[Stated goal]
Go through the data and copy every line exactly, but not the images.
--- START OF Provided data ---
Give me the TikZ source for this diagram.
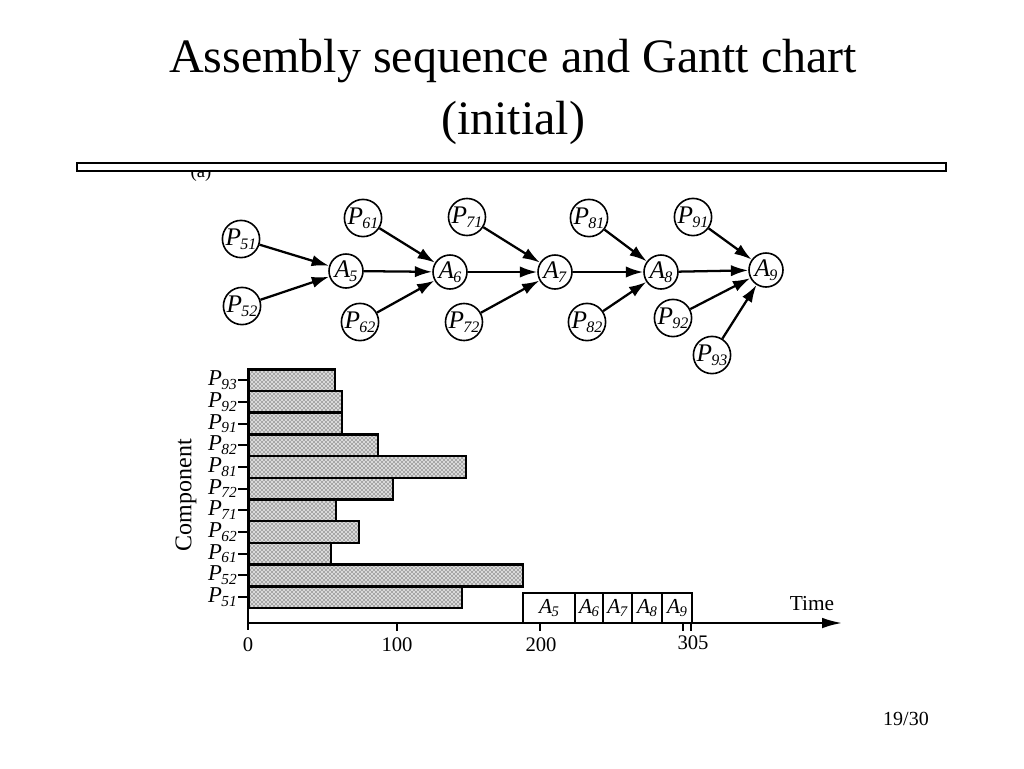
\documentclass[tikz,border=0pt]{standalone}
\usepackage{fontspec}
\setmainfont{Liberation Serif}
\usetikzlibrary{arrows.meta,patterns}
\newcommand\lbl[3]{\textit{#1}\kern-0.5pt\raisebox{-0.35ex}{\fontsize{#3}{#3}\selectfont\textit{#2}}}
\begin{document}
\begin{tikzpicture}[x=0.75pt,y=-0.75pt,
  pnode/.style={circle,draw,line width=1.2pt,minimum size=25.5pt,inner sep=0pt,font=\fontsize{19}{19}\selectfont},
  flow/.style={line width=1.7pt,-{Latex[length=13pt,width=8.5pt]}},
  bar/.style={draw,line width=1.9pt,preaction={fill=gray!30},pattern=crosshatch dots,pattern color=black},
  axisline/.style={line width=1.5pt},
  gl/.style={font=\fontsize{17}{17}\selectfont,inner sep=0pt},
  abox/.style={draw,line width=1.4pt,inner sep=0pt,minimum height=22.5pt,font=\fontsize{16}{16}\selectfont},
  tl/.style={font=\fontsize{15.5}{15.5}\selectfont,inner sep=0pt}
]
\useasboundingbox (0,0) rectangle (1024,768);
% title
\node[font=\fontsize{36}{46.5}\selectfont,align=center,inner sep=0pt] (title) at (513,92) {Assembly sequence and Gantt chart\\(initial)};
\draw[line width=1.2pt,fill=white] (77,163) rectangle (946,171);
\begin{scope}
\clip (180,172) rectangle (225,195);
\node[font=\fontsize{14}{14}\selectfont,inner sep=0pt] (lbla) at (201,173) {(a)};
\end{scope}
% precedence graph
\node[pnode] (P51) at (241,239) {\lbl{P}{51}{12}};
\node[pnode] (P52) at (242,306) {\lbl{P}{52}{12}};
\node[pnode] (A5) at (346,271) {\lbl{A}{5}{12}};
\node[pnode] (P61) at (363,218) {\lbl{P}{61}{12}};
\node[pnode] (P62) at (360,322) {\lbl{P}{62}{12}};
\node[pnode] (A6) at (450,272) {\lbl{A}{6}{12}};
\node[pnode] (P71) at (467,217) {\lbl{P}{71}{12}};
\node[pnode] (P72) at (464,322) {\lbl{P}{72}{12}};
\node[pnode] (A7) at (555,272) {\lbl{A}{7}{12}};
\node[pnode] (P81) at (589,218) {\lbl{P}{81}{12}};
\node[pnode] (P82) at (587,322) {\lbl{P}{82}{12}};
\node[pnode] (A8) at (661,272) {\lbl{A}{8}{12}};
\node[pnode] (P91) at (693,217) {\lbl{P}{91}{12}};
\node[pnode] (P92) at (673,318) {\lbl{P}{92}{12}};
\node[pnode] (P93) at (712,355) {\lbl{P}{93}{12}};
\node[pnode] (A9) at (766,270) {\lbl{A}{9}{12}};
\foreach \s/\t in {P51/A5,P52/A5,A5/A6,P61/A6,P62/A6,A6/A7,P71/A7,P72/A7,A7/A8,P81/A8,P82/A8,A8/A9,P91/A9,P92/A9,P93/A9}
  \draw[flow] (\s) -- (\t);
% Gantt chart bars
\foreach \i/\r/\nm in {0/462/51,1/523/52,2/331/61,3/359/62,4/336/71,5/393/72,6/466/81,7/378/82,8/342/91,9/342/92,10/335/93}{
  \pgfmathsetmacro\yb{608-21.7*\i}
  \pgfmathsetmacro\yt{\yb-21.7}
  \pgfmathsetmacro\yc{\yb-10.85}
  \draw[bar] (249,\yb) rectangle (\r,\yt);
  \draw[axisline] (238,\yc) -- (248,\yc);
  \node[gl,anchor=east] (g\nm) at (237,\yc) {\lbl{P}{\nm}{11.5}};
}
\node[rotate=90,font=\fontsize{18}{18}\selectfont,inner sep=0pt] (comp) at (186,495) {Component};
% axes
\coordinate (yt) at (248,368);
\coordinate (yb) at (248,630);
\coordinate (o) at (248,623);
\coordinate (xe) at (842,623);
\draw[axisline] (yt) -- (yb);
\draw[axisline,-{Latex[length=15pt,width=8pt]}] (o) -- (xe);
% assembly boxes
\node[abox,minimum width=39pt] (b5) at (549,608) {\lbl{A}{5}{11}};
\node[abox,minimum width=21pt] (b6) at (589,608) {\lbl{A}{6}{11}};
\node[abox,minimum width=21.75pt] (b7) at (617.5,608) {\lbl{A}{7}{11}};
\node[abox,minimum width=22.5pt] (b8) at (647,608) {\lbl{A}{8}{11}};
\node[abox,minimum width=22.5pt] (b9) at (677,608) {\lbl{A}{9}{11}};
% ticks
\foreach \x in {397,540,683,691}
  \draw[axisline] (\x,623) -- (\x,631);
\node[tl] (t0) at (248,645) {0};
\node[tl] (t100) at (397,645) {100};
\node[tl] (t200) at (541,645) {200};
\node[tl] (t305) at (693,643) {305};
\node[font=\fontsize{16}{16}\selectfont,inner sep=0pt] (time) at (812,604) {Time};
\node[font=\fontsize{15}{15}\selectfont,inner sep=0pt] (page) at (906,719) {19/30};
\end{tikzpicture}
\end{document}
--- END OF Provided data ---
[Problem solution]
Give me the TikZ source for this diagram.
\documentclass[tikz,border=0pt]{standalone}
\usepackage{fontspec}
\setmainfont{Liberation Serif}
\usetikzlibrary{arrows.meta,patterns}
\newcommand\lbl[3]{\textit{#1}\kern-0.5pt\raisebox{-0.35ex}{\fontsize{#3}{#3}\selectfont\textit{#2}}}
\begin{document}
\begin{tikzpicture}[x=0.75pt,y=-0.75pt,
  pnode/.style={circle,draw,line width=1.2pt,minimum size=25.5pt,inner sep=0pt,font=\fontsize{19}{19}\selectfont},
  flow/.style={line width=1.7pt,-{Latex[length=13pt,width=8.5pt]}},
  bar/.style={draw,line width=1.9pt,preaction={fill=gray!30},pattern=crosshatch dots,pattern color=black},
  axisline/.style={line width=1.5pt},
  gl/.style={font=\fontsize{17}{17}\selectfont,inner sep=0pt},
  abox/.style={draw,line width=1.4pt,inner sep=0pt,minimum height=22.5pt,font=\fontsize{16}{16}\selectfont},
  tl/.style={font=\fontsize{15.5}{15.5}\selectfont,inner sep=0pt}
]
\useasboundingbox (0,0) rectangle (1024,768);
% title
\node[font=\fontsize{36}{46.5}\selectfont,align=center,inner sep=0pt] (title) at (513,92) {Assembly sequence and Gantt chart\\(initial)};
\draw[line width=1.2pt,fill=white] (77,163) rectangle (946,171);
\begin{scope}
\clip (180,172) rectangle (225,195);
\node[font=\fontsize{14}{14}\selectfont,inner sep=0pt] (lbla) at (201,173) {(a)};
\end{scope}
% precedence graph
\node[pnode] (P51) at (241,239) {\lbl{P}{51}{12}};
\node[pnode] (P52) at (242,306) {\lbl{P}{52}{12}};
\node[pnode] (A5) at (346,271) {\lbl{A}{5}{12}};
\node[pnode] (P61) at (363,218) {\lbl{P}{61}{12}};
\node[pnode] (P62) at (360,322) {\lbl{P}{62}{12}};
\node[pnode] (A6) at (450,272) {\lbl{A}{6}{12}};
\node[pnode] (P71) at (467,217) {\lbl{P}{71}{12}};
\node[pnode] (P72) at (464,322) {\lbl{P}{72}{12}};
\node[pnode] (A7) at (555,272) {\lbl{A}{7}{12}};
\node[pnode] (P81) at (589,218) {\lbl{P}{81}{12}};
\node[pnode] (P82) at (587,322) {\lbl{P}{82}{12}};
\node[pnode] (A8) at (661,272) {\lbl{A}{8}{12}};
\node[pnode] (P91) at (693,217) {\lbl{P}{91}{12}};
\node[pnode] (P92) at (673,318) {\lbl{P}{92}{12}};
\node[pnode] (P93) at (712,355) {\lbl{P}{93}{12}};
\node[pnode] (A9) at (766,270) {\lbl{A}{9}{12}};
\foreach \s/\t in {P51/A5,P52/A5,A5/A6,P61/A6,P62/A6,A6/A7,P71/A7,P72/A7,A7/A8,P81/A8,P82/A8,A8/A9,P91/A9,P92/A9,P93/A9}
  \draw[flow] (\s) -- (\t);
% Gantt chart bars
\foreach \i/\r/\nm in {0/462/51,1/523/52,2/331/61,3/359/62,4/336/71,5/393/72,6/466/81,7/378/82,8/342/91,9/342/92,10/335/93}{
  \pgfmathsetmacro\yb{608-21.7*\i}
  \pgfmathsetmacro\yt{\yb-21.7}
  \pgfmathsetmacro\yc{\yb-10.85}
  \draw[bar] (249,\yb) rectangle (\r,\yt);
  \draw[axisline] (238,\yc) -- (248,\yc);
  \node[gl,anchor=east] (g\nm) at (237,\yc) {\lbl{P}{\nm}{11.5}};
}
\node[rotate=90,font=\fontsize{18}{18}\selectfont,inner sep=0pt] (comp) at (186,495) {Component};
% axes
\coordinate (yt) at (248,368);
\coordinate (yb) at (248,630);
\coordinate (o) at (248,623);
\coordinate (xe) at (842,623);
\draw[axisline] (yt) -- (yb);
\draw[axisline,-{Latex[length=15pt,width=8pt]}] (o) -- (xe);
% assembly boxes
\node[abox,minimum width=39pt] (b5) at (549,608) {\lbl{A}{5}{11}};
\node[abox,minimum width=21pt] (b6) at (589,608) {\lbl{A}{6}{11}};
\node[abox,minimum width=21.75pt] (b7) at (617.5,608) {\lbl{A}{7}{11}};
\node[abox,minimum width=22.5pt] (b8) at (647,608) {\lbl{A}{8}{11}};
\node[abox,minimum width=22.5pt] (b9) at (677,608) {\lbl{A}{9}{11}};
% ticks
\foreach \x in {397,540,683,691}
  \draw[axisline] (\x,623) -- (\x,631);
\node[tl] (t0) at (248,645) {0};
\node[tl] (t100) at (397,645) {100};
\node[tl] (t200) at (541,645) {200};
\node[tl] (t305) at (693,643) {305};
\node[font=\fontsize{16}{16}\selectfont,inner sep=0pt] (time) at (812,604) {Time};
\node[font=\fontsize{15}{15}\selectfont,inner sep=0pt] (page) at (906,719) {19/30};
\end{tikzpicture}
\end{document}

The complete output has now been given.